WHAT IS EXPECTED
Repeat the material exactly from its first line to the line that includes "const standardTag = '（S）';". Skip pictures.

DATA EXTRACT
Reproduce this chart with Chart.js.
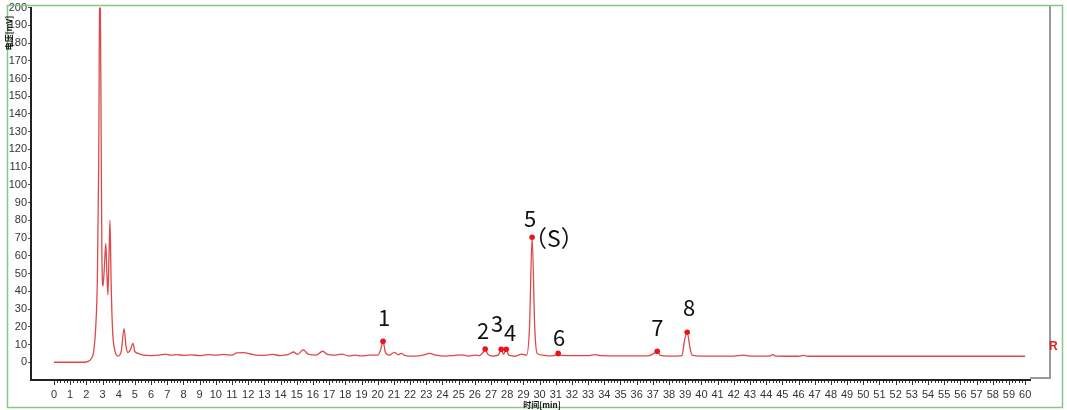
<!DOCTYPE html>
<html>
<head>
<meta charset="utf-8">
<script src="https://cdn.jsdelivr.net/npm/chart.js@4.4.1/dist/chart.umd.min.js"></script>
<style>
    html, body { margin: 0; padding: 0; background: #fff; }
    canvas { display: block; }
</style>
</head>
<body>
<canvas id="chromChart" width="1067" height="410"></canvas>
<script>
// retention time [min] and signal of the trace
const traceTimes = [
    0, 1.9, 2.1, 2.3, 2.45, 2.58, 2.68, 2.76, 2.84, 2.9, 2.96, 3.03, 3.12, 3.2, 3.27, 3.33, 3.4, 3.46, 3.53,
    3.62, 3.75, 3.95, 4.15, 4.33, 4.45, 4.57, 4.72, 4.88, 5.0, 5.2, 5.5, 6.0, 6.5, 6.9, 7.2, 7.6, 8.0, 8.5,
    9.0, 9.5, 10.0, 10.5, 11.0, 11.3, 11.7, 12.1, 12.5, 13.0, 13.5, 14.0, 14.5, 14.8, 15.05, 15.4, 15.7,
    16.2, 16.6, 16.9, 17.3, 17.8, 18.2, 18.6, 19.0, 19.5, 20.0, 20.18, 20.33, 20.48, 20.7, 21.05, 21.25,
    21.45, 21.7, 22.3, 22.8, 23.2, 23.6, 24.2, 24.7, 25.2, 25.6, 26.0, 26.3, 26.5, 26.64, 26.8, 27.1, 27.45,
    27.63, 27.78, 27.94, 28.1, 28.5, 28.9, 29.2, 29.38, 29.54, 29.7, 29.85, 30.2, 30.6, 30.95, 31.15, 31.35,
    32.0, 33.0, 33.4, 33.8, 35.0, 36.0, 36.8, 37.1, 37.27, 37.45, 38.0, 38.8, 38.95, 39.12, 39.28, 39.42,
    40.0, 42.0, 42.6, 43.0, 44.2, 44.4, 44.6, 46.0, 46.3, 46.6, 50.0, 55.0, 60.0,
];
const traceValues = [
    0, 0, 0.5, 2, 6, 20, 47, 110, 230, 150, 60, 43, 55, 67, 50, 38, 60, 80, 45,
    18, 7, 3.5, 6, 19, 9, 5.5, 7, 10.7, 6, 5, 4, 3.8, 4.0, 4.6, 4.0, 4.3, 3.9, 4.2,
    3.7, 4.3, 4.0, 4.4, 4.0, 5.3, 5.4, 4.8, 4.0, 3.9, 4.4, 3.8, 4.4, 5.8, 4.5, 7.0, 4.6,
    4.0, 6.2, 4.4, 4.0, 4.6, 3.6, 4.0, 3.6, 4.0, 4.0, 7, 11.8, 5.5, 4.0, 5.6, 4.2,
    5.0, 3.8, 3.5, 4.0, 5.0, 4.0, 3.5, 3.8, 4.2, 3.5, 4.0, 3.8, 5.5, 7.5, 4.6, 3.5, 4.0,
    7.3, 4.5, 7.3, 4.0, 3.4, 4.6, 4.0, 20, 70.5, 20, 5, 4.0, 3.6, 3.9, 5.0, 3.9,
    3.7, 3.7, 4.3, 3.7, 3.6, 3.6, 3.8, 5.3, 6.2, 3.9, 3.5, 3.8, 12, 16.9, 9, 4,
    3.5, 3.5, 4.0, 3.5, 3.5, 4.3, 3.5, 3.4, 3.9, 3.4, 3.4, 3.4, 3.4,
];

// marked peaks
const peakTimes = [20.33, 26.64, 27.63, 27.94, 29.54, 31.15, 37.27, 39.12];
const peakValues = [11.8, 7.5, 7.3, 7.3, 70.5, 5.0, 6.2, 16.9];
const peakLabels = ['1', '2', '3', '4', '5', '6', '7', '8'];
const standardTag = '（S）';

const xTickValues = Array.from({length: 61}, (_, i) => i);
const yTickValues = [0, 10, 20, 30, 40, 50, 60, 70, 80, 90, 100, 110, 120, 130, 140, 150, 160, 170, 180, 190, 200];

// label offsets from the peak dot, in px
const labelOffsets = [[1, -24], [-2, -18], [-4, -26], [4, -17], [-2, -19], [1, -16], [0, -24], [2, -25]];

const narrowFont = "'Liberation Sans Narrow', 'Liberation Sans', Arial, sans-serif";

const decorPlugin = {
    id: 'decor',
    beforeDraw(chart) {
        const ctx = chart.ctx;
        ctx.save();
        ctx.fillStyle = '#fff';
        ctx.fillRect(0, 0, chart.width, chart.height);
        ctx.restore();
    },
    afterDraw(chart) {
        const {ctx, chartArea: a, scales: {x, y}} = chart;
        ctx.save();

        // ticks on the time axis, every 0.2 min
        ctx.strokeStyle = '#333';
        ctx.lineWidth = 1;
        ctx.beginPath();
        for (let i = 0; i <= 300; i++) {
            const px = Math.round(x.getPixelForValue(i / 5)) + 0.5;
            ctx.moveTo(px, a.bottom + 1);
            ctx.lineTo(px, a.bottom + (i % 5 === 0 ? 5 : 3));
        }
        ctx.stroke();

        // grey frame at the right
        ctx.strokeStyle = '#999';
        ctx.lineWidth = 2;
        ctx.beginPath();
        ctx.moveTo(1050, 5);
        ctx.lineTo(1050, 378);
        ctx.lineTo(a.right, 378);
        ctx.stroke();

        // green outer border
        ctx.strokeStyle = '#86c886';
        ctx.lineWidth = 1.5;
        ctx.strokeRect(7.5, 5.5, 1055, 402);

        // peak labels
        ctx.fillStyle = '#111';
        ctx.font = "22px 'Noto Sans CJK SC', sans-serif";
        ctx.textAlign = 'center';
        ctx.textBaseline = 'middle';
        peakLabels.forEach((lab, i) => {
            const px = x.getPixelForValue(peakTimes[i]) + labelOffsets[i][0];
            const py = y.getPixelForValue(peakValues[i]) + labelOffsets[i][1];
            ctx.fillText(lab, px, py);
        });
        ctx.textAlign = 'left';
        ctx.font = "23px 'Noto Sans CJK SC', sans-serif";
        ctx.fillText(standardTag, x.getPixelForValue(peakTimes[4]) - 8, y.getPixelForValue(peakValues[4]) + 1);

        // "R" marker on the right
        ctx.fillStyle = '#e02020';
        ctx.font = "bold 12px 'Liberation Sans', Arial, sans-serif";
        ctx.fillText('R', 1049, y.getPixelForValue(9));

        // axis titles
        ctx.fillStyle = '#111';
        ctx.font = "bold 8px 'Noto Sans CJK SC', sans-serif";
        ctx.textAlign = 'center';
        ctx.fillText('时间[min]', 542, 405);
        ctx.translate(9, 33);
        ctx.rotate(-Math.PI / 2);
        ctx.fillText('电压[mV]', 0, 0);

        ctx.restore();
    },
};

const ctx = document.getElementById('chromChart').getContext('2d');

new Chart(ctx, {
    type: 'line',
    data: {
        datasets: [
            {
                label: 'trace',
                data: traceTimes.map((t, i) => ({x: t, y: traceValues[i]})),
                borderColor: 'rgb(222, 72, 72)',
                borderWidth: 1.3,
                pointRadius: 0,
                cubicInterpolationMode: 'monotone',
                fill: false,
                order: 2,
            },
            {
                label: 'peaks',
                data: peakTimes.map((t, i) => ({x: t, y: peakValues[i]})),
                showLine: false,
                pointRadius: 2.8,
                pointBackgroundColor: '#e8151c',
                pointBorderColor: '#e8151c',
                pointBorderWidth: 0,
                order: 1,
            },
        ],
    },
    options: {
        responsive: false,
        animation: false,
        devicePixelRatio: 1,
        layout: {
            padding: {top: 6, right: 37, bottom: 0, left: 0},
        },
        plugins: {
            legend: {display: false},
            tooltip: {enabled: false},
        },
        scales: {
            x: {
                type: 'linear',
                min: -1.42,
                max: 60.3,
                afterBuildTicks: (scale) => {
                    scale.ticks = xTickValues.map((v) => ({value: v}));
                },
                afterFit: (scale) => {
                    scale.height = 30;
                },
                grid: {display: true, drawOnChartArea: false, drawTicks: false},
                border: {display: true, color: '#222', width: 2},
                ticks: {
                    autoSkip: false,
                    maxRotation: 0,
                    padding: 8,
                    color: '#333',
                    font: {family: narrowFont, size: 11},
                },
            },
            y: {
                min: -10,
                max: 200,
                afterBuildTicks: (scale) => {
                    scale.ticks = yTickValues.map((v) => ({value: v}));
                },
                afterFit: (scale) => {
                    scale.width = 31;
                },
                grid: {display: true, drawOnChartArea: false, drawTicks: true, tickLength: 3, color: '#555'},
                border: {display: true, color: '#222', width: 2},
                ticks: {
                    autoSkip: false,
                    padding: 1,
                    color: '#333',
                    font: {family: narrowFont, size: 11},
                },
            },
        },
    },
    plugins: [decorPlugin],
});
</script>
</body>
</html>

WRITTEN RESPONSE
Reproduce this chart with Chart.js.
<!DOCTYPE html>
<html>
<head>
<meta charset="utf-8">
<script src="https://cdn.jsdelivr.net/npm/chart.js@4.4.1/dist/chart.umd.min.js"></script>
<style>
    html, body { margin: 0; padding: 0; background: #fff; }
    canvas { display: block; }
</style>
</head>
<body>
<canvas id="chromChart" width="1067" height="410"></canvas>
<script>
// retention time [min] and signal of the trace
const traceTimes = [
    0, 1.9, 2.1, 2.3, 2.45, 2.58, 2.68, 2.76, 2.84, 2.9, 2.96, 3.03, 3.12, 3.2, 3.27, 3.33, 3.4, 3.46, 3.53,
    3.62, 3.75, 3.95, 4.15, 4.33, 4.45, 4.57, 4.72, 4.88, 5.0, 5.2, 5.5, 6.0, 6.5, 6.9, 7.2, 7.6, 8.0, 8.5,
    9.0, 9.5, 10.0, 10.5, 11.0, 11.3, 11.7, 12.1, 12.5, 13.0, 13.5, 14.0, 14.5, 14.8, 15.05, 15.4, 15.7,
    16.2, 16.6, 16.9, 17.3, 17.8, 18.2, 18.6, 19.0, 19.5, 20.0, 20.18, 20.33, 20.48, 20.7, 21.05, 21.25,
    21.45, 21.7, 22.3, 22.8, 23.2, 23.6, 24.2, 24.7, 25.2, 25.6, 26.0, 26.3, 26.5, 26.64, 26.8, 27.1, 27.45,
    27.63, 27.78, 27.94, 28.1, 28.5, 28.9, 29.2, 29.38, 29.54, 29.7, 29.85, 30.2, 30.6, 30.95, 31.15, 31.35,
    32.0, 33.0, 33.4, 33.8, 35.0, 36.0, 36.8, 37.1, 37.27, 37.45, 38.0, 38.8, 38.95, 39.12, 39.28, 39.42,
    40.0, 42.0, 42.6, 43.0, 44.2, 44.4, 44.6, 46.0, 46.3, 46.6, 50.0, 55.0, 60.0,
];
const traceValues = [
    0, 0, 0.5, 2, 6, 20, 47, 110, 230, 150, 60, 43, 55, 67, 50, 38, 60, 80, 45,
    18, 7, 3.5, 6, 19, 9, 5.5, 7, 10.7, 6, 5, 4, 3.8, 4.0, 4.6, 4.0, 4.3, 3.9, 4.2,
    3.7, 4.3, 4.0, 4.4, 4.0, 5.3, 5.4, 4.8, 4.0, 3.9, 4.4, 3.8, 4.4, 5.8, 4.5, 7.0, 4.6,
    4.0, 6.2, 4.4, 4.0, 4.6, 3.6, 4.0, 3.6, 4.0, 4.0, 7, 11.8, 5.5, 4.0, 5.6, 4.2,
    5.0, 3.8, 3.5, 4.0, 5.0, 4.0, 3.5, 3.8, 4.2, 3.5, 4.0, 3.8, 5.5, 7.5, 4.6, 3.5, 4.0,
    7.3, 4.5, 7.3, 4.0, 3.4, 4.6, 4.0, 20, 70.5, 20, 5, 4.0, 3.6, 3.9, 5.0, 3.9,
    3.7, 3.7, 4.3, 3.7, 3.6, 3.6, 3.8, 5.3, 6.2, 3.9, 3.5, 3.8, 12, 16.9, 9, 4,
    3.5, 3.5, 4.0, 3.5, 3.5, 4.3, 3.5, 3.4, 3.9, 3.4, 3.4, 3.4, 3.4,
];

// marked peaks
const peakTimes = [20.33, 26.64, 27.63, 27.94, 29.54, 31.15, 37.27, 39.12];
const peakValues = [11.8, 7.5, 7.3, 7.3, 70.5, 5.0, 6.2, 16.9];
const peakLabels = ['1', '2', '3', '4', '5', '6', '7', '8'];
const standardTag = '（S）';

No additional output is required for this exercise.